Columbia isn’t close either to Santa Monica or to Woodstock; in fact it’s equally inaccessible to both places. Bummer. But maybe since it’s right in between my two favorite places in the world, I can see that as a good thing too.
(Update posted April 3, 2008:)
On March 19, 2008, Forbes magazine ranked Columbia, Missouri, as number 4 in its list of "Best Small Cities for Business and Careers." (In the top 3 spots are Sioux Falls, SD, Iowa City, IA, and Bloomington, IN.) The rankings are based on nine criteria: Colleges, Cost of Doing Business, Cost of Living, Crime Rate, Culture & Leisure, Educational Attainment, Income Growth, Job Growth, and Net Migration.
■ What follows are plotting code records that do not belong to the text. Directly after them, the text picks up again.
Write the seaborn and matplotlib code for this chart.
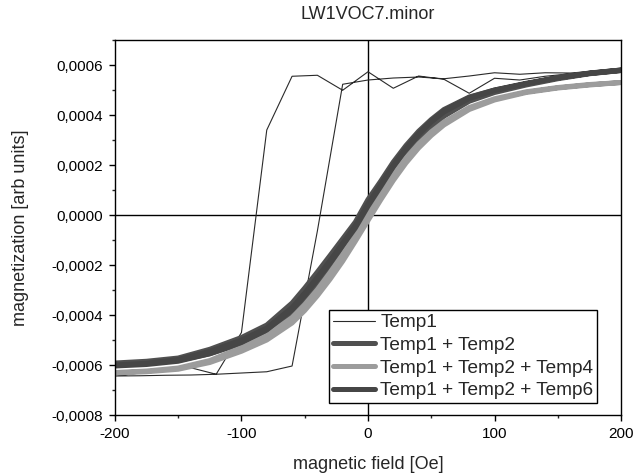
import numpy as np
import pandas as pd
import matplotlib
matplotlib.use("Agg")
import matplotlib.pyplot as plt
import matplotlib.ticker as mticker
import seaborn as sns

# ---------------- data ----------------
title = "LW1VOC7.minor"
series_names = ["Temp1", "Temp1 + Temp2", "Temp1 + Temp2 + Temp4", "Temp1 + Temp2 + Temp6"]

# Temp1: sparse loop (20 Oe steps)
t1_field_down = [200, 180, 160, 140, 120, 100, 80, 60, 40, 20, 0, -20, -40, -60, -80, -100, -120, -140, -160, -180, -200]
t1_mag_down = [0.000576, 0.000572, 0.000565, 0.000555, 0.000540, 0.000547, 0.000487, 0.000543, 0.000556, 0.000507,
               0.000573, 0.000499, 0.000559, 0.000555, 0.000340, -0.000470, -0.000637, -0.000611, -0.000622,
               -0.000632, -0.000644]
t1_field_up = [-200, -180, -160, -140, -120, -100, -80, -60, -40, -20, 0, 20, 40, 60, 80, 100, 120, 140, 160, 180, 200]
t1_mag_up = [-0.000644, -0.000643, -0.000641, -0.000640, -0.000637, -0.000632, -0.000627, -0.000604, -0.000064,
             0.000523, 0.000540, 0.000548, 0.000552, 0.000545, 0.000556, 0.000569, 0.000563, 0.000569, 0.000568,
             0.000576, 0.000576]

# dense curves, sampled on a common field grid (ascending order)
grid = [-200, -175, -150, -125, -100, -80, -60, -50, -40, -30, -20, -10, 0, 10, 20, 30, 40, 50, 60, 80, 100, 125, 150, 175, 200]

t12_down = [-0.000592, -0.000585, -0.000572, -0.000537, -0.000490, -0.000440, -0.000352, -0.000292, -0.000228,
            -0.000162, -0.000095, -0.000028, 0.000062, 0.000135, 0.000212, 0.000278, 0.000335, 0.000382, 0.000422,
            0.000472, 0.000500, 0.000525, 0.000548, 0.000566, 0.000578]
t12_up = [-0.000598, -0.000592, -0.000582, -0.000555, -0.000515, -0.000470, -0.000395, -0.000343, -0.000282,
          -0.000215, -0.000148, -0.000078, 0.000005, 0.000085, 0.000165, 0.000235, 0.000298, 0.000350, 0.000395,
          0.000455, 0.000490, 0.000520, 0.000545, 0.000565, 0.000578]

t124_down = [-0.000630, -0.000624, -0.000612, -0.000582, -0.000530, -0.000482, -0.000410, -0.000358, -0.000298,
             -0.000230, -0.000158, -0.000080, 0.000005, 0.000085, 0.000160, 0.000228, 0.000285, 0.000333, 0.000372,
             0.000430, 0.000465, 0.000493, 0.000510, 0.000522, 0.000530]
t124_up = [-0.000632, -0.000627, -0.000617, -0.000590, -0.000545, -0.000500, -0.000432, -0.000382, -0.000323,
           -0.000257, -0.000185, -0.000105, -0.000022, 0.000060, 0.000138, 0.000208, 0.000268, 0.000318, 0.000360,
           0.000422, 0.000460, 0.000490, 0.000508, 0.000520, 0.000530]

t126_down = [-0.000600, -0.000593, -0.000578, -0.000545, -0.000500, -0.000452, -0.000370, -0.000312, -0.000248,
             -0.000182, -0.000112, -0.000042, 0.000045, 0.000122, 0.000200, 0.000268, 0.000326, 0.000376, 0.000418,
             0.000470, 0.000500, 0.000527, 0.000550, 0.000568, 0.000580]
t126_up = [-0.000604, -0.000598, -0.000585, -0.000555, -0.000510, -0.000460, -0.000379, -0.000322, -0.000258,
           -0.000192, -0.000122, -0.000052, 0.000035, 0.000113, 0.000193, 0.000262, 0.000321, 0.000372, 0.000412,
           0.000466, 0.000498, 0.000525, 0.000549, 0.000567, 0.000580]

x_ticks = [-200, -100, 0, 100, 200]
y_ticks = [-0.0008, -0.0006, -0.0004, -0.0002, 0.0, 0.0002, 0.0004, 0.0006]


def loop_frame(f_down, m_down, f_up, m_up):
    return pd.DataFrame({
        "field": list(f_down) + list(f_up),
        "mag": list(m_down) + list(m_up),
    })


frames = [
    loop_frame(t1_field_down, t1_mag_down, t1_field_up, t1_mag_up),
    loop_frame(grid[::-1], t12_down[::-1], grid, t12_up),
    loop_frame(grid[::-1], t124_down[::-1], grid, t124_up),
    loop_frame(grid[::-1], t126_down[::-1], grid, t126_up),
]
colors = ["#2a2a2a", "#505050", "#9c9c9c", "#464646"]
widths = [0.8, 3.6, 3.6, 3.6]

# ---------------- figure ----------------
sns.set_style("ticks")
plt.rcParams["font.family"] = ["Liberation Sans", "DejaVu Sans"]

fig = plt.figure(figsize=(6.35, 4.73), dpi=100)
ax = fig.add_axes([0.181, 0.1226, 0.797, 0.7928])

for df, name, c, lw in zip(frames, series_names, colors, widths):
    sns.lineplot(data=df, x="field", y="mag", sort=False, estimator=None, color=c,
                 linewidth=lw, ax=ax, label=name, legend=False)

ax.axhline(0, color="black", lw=1.0, zorder=1)
ax.axvline(0, color="black", lw=1.0, zorder=1)

ax.set_xlim(-200, 200)
ax.set_ylim(-0.0008, 0.0007)
ax.set_xticks(x_ticks)
ax.set_yticks(y_ticks)
ax.xaxis.set_minor_locator(mticker.MultipleLocator(50))
ax.yaxis.set_minor_locator(mticker.MultipleLocator(0.0001))
ax.xaxis.set_major_formatter(mticker.FuncFormatter(lambda v, p: f"{v:.0f}".replace("\u2212", "-")))
ax.yaxis.set_major_formatter(mticker.FuncFormatter(lambda v, p: f"{v:.4f}".replace(".", ",").replace("-0,0000", "0,0000")))
ax.tick_params(which="major", direction="out", length=4.5, width=1, labelsize=11, colors="black", pad=4)
ax.tick_params(which="minor", direction="out", length=2.5, width=1)

for s in ax.spines.values():
    s.set_color("black")
    s.set_linewidth(1.0)

ax.set_xlabel("magnetic field [Oe]", fontsize=13, labelpad=11)
ax.set_ylabel("magnetization [arb units]", fontsize=13, labelpad=16)
ax.set_title(title, fontsize=13, pad=15)

handles, labels = ax.get_legend_handles_labels()
leg = ax.legend(handles, labels, loc="lower right", bbox_to_anchor=(0.953, 0.032), fontsize=13.7,
                frameon=True, fancybox=False, edgecolor="black", framealpha=1, labelspacing=0.28,
                handlelength=2.2, handletextpad=0.3, borderpad=0.2, borderaxespad=0)
leg.get_frame().set_linewidth(1.0)

fig.savefig("out.png", dpi=100)
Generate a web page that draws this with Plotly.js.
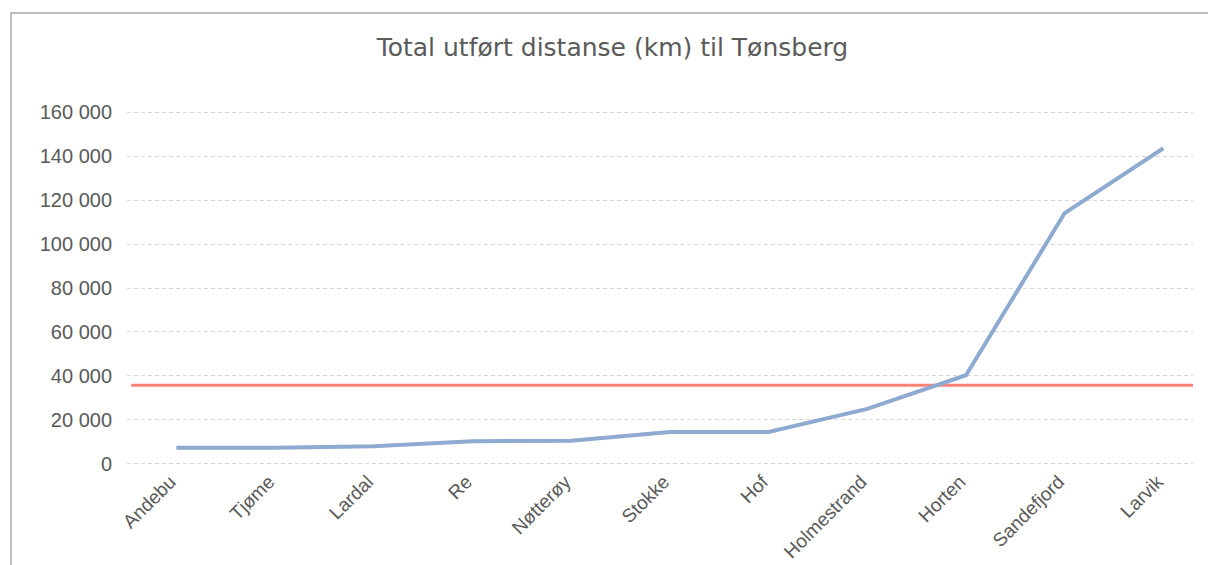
<!DOCTYPE html>
<html>
<head>
<meta charset="utf-8">
<script src="https://cdn.plot.ly/plotly-3.0.1.min.js"></script>
<style>
  html, body { margin: 0; padding: 0; background: #ffffff; }
  #frame { position: absolute; left: 10px; top: 12px; width: 1300px; height: 700px; border-left: 2px solid #bfbfbf; border-top: 2px solid #bfbfbf; box-sizing: border-box; pointer-events: none; z-index: 5; }
  #chart { position: absolute; left: 0; top: 0; width: 1208px; height: 565px; }
</style>
</head>
<body>
<div id="chart"></div>
<div id="frame"></div>
<script>
const categories = ["Andebu", "Tjøme", "Lardal", "Re", "Nøtterøy", "Stokke", "Hof", "Holmestrand", "Horten", "Sandefjord", "Larvik"];
const distanceKm = [7300, 7300, 8000, 10300, 10500, 14500, 14500, 25000, 40300, 114100, 143600];
const averageKm = 35700;
const yTickValues = [0, 20000, 40000, 60000, 80000, 100000, 120000, 140000, 160000];
const chartTitle = "Total utført distanse (km) til Tønsberg";

const traces = [{
  type: "scatter",
  mode: "lines",
  x: categories,
  y: distanceKm,
  line: { color: "#8eaad0", width: 4 },
  hoverinfo: "x+y",
  showlegend: false
}];

const layout = {
  width: 1208,
  height: 565,
  paper_bgcolor: "#ffffff",
  plot_bgcolor: "#ffffff",
  separators: ", ",
  margin: { l: 127, r: 15, t: 110, b: 99 },
  title: {
    text: chartTitle,
    font: { family: "DejaVu Sans", size: 25, color: "#5a5a5a" },
    x: 0.507, xanchor: "center",
    y: 0.917, yanchor: "middle"
  },
  xaxis: {
    type: "category",
    range: [-0.5, 10.3],
    showgrid: false,
    zeroline: false,
    showline: false,
    ticks: "",
    tickangle: -45,
    ticklabelstandoff: 0,
    ticklabelshift: -6,
    tickfont: { family: "Liberation Sans", size: 19, color: "#595959" },
    fixedrange: true
  },
  yaxis: {
    range: [-1000, 161000],
    tickvals: yTickValues,
    tickformat: ",d",
    showgrid: true,
    gridcolor: "#d6d6d6",
    gridwidth: 1,
    griddash: "4px,3px",
    zeroline: false,
    showline: false,
    ticks: "",
    ticklabelstandoff: 14,
    tickfont: { family: "Liberation Sans", size: 20, color: "#595959" },
    fixedrange: true
  },
  shapes: [{
    type: "line",
    xref: "paper", x0: 0.004, x1: 1,
    yref: "y", y0: averageKm, y1: averageKm,
    line: { color: "#ff8276", width: 3 },
    layer: "below"
  }]
};

Plotly.newPlot("chart", traces, layout, { displayModeBar: false, staticPlot: true });
</script>
</body>
</html>
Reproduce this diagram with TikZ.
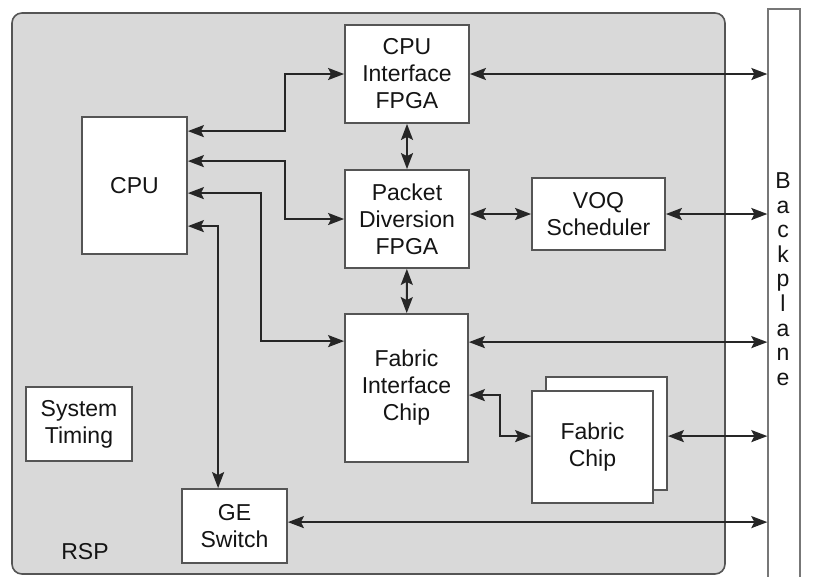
\documentclass[tikz,border=0pt]{standalone}
\usepackage{fontspec}
\setmainfont{Liberation Sans}
\usepackage{tikz}
\usetikzlibrary{calc,arrows.meta}
\definecolor{panel}{HTML}{D9D9D9}
\definecolor{edge}{HTML}{555555}
\definecolor{wire}{HTML}{262626}
\definecolor{ink}{HTML}{141414}
\tikzset{
  rsp/.style={draw=edge, fill=panel, line width=1.6pt, rounded corners=10pt},
  blk/.style={draw=edge, fill=white, line width=1.8pt, inner sep=0pt, align=center, text=ink, font=\fontsize{23}{27}\selectfont},
  plane/.style={draw=edge!80, fill=white, line width=1.3pt, inner sep=0pt, minimum width=32pt, minimum height=600pt},
  tip/.tip={Stealth[length=16pt,width=12pt,inset=3pt]},
  link/.style={draw=wire, line width=2pt, tip-tip},
  lab/.style={text=ink, font=\fontsize{23}{27}\selectfont, align=center},
}

\begin{document}
\begin{tikzpicture}[x=1pt,y=-1pt]
  \useasboundingbox (0,0) rectangle (814,576);
  \draw[rsp] (12,13) rectangle (725,574);
  \node[plane] (bp) at (784,309) {};
  \node[lab, font=\fontsize{23}{24.6}\selectfont] (bplab) at (783,279) {B\\a\\c\\k\\p\\l\\a\\n\\e};

  \node[blk, minimum width=105pt, minimum height=137pt] (cpu) at (134.5,185.5) {CPU};
  \node[blk, minimum width=124pt, minimum height=98pt] (cpuif) at (407,74) {CPU\\Interface\\FPGA};
  \node[blk, minimum width=124pt, minimum height=98pt] (pd) at (407,219) {Packet\\Diversion\\FPGA};
  \node[blk, minimum width=123pt, minimum height=148pt] (fic) at (406.5,388) {Fabric\\Interface\\Chip};
  \node[blk, minimum width=133pt, minimum height=72pt] (voq) at (598.5,214) {VOQ\\Scheduler};
  \node[blk, minimum width=121pt, minimum height=113pt] (fabback) at (606.5,433.5) {};
  \node[blk, minimum width=121pt, minimum height=112pt] (fab) at (592.5,447) {Fabric\\Chip};
  \node[blk, minimum width=106pt, minimum height=74pt] (timing) at (79,424) {System\\Timing};
  \node[blk, minimum width=105pt, minimum height=74pt] (ge) at (234.5,526) {GE\\Switch};
  \node[lab] (rsplab) at (85,552) {RSP};

  % CPU side
  \draw[link] ([yshift=-15pt]cpu.north east) -- ++(97,0) |- (cpuif);
  \draw[link] ([yshift=-45pt]cpu.north east) -- ++(97,0) |- (pd);
  \draw[link] ([yshift=-77pt]cpu.north east) -- ++(73,0) |- ([yshift=-28pt]fic.north west);
  \draw[link] ([yshift=-110pt]cpu.north east) -| ([xshift=37pt]ge.north west);

  \draw[link] (cpuif) -- (pd);
  \draw[link] (pd) -- (fic);
  \draw[link] (voq.west -| pd.east) -- (voq);
  \draw[link] ([yshift=-82pt]fic.north east) -- ++(31,0) |- ([yshift=-46pt]fab.north west);

  % to the backplane
  \coordinate (ficp) at ([yshift=-29pt]fic.north east);
  \coordinate (fabp) at ([yshift=-60pt]fabback.north east);
  \coordinate (gep) at ([yshift=-34pt]ge.north east);
  \draw[link] (cpuif) -- (cpuif -| bp.west);
  \draw[link] (voq) -- (voq -| bp.west);
  \draw[link] (ficp) -- (ficp -| bp.west);
  \draw[link] (fabp) -- (fabp -| bp.west);
  \draw[link] (gep) -- (gep -| bp.west);
\end{tikzpicture}
\end{document}
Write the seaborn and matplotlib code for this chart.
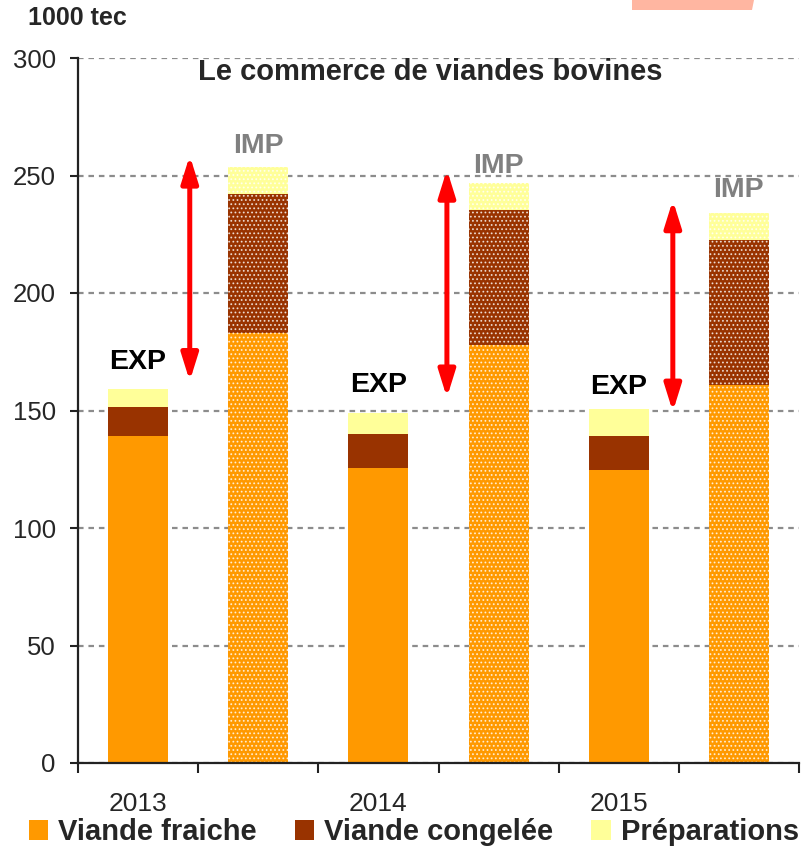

On February 7, 2008, Forbes magazine ranked Columbia, Missouri, as number 11 in its list of "America's Smartest Cities." With a population of 153,706, 40.81 percent of people aged 25 and older have a bachelor's degree or higher; 4.16 percent have a Ph.D.; 3.86 percent have a professional degree; and 88.83 percent have graduated high school.
On December 12, 2007, Forbes magazine listed Columbia, Missouri, as one of the "Top 20 Places to Educate Your Child." The rankings are based on five criteria: School Support (Columbia got a B+), Private School Options (C+), Library Popularity (A+), College Town (A+), and College Options (A). Columbia is one of the smaller cities on the list. If you want to know how popular the library is, ask my 3-year-old son, he gets excited every time we drive past it, and it's his most requested place to go -- even more than the carousel!
The September/October 2003 issue of Organic Style Magazine listed Columbia as one of the top "Healthy Cities" in the nation.
The September/October 1998 issue of Consumer's Digest Magazine listed Columbia as "one of the best and most affordable retirement sites in the country" (according to the Columbia Chamber of Commerce).
In November 1999, Money magazine ranked Columbia, Missouri, as one of its six "best places to live" in the United States. Also in 1999, Columbia was voted runner-up for Best Small City in America. In fact, Money magazine had its eye on Columbia as far back as September 1990, when it ranked Columbia number 5 in the nation's "best places to live" -- even more surprising given that the other 4 cities were all on the West Coast, 3 of them in Washington State. The suspicious thing about Money's lists, though, is that they issue these lists every year, but the cities on those lists are different every time. For 2006, Columbia made the Top 90 Best Places list, but falls somewhere around 76 on that list.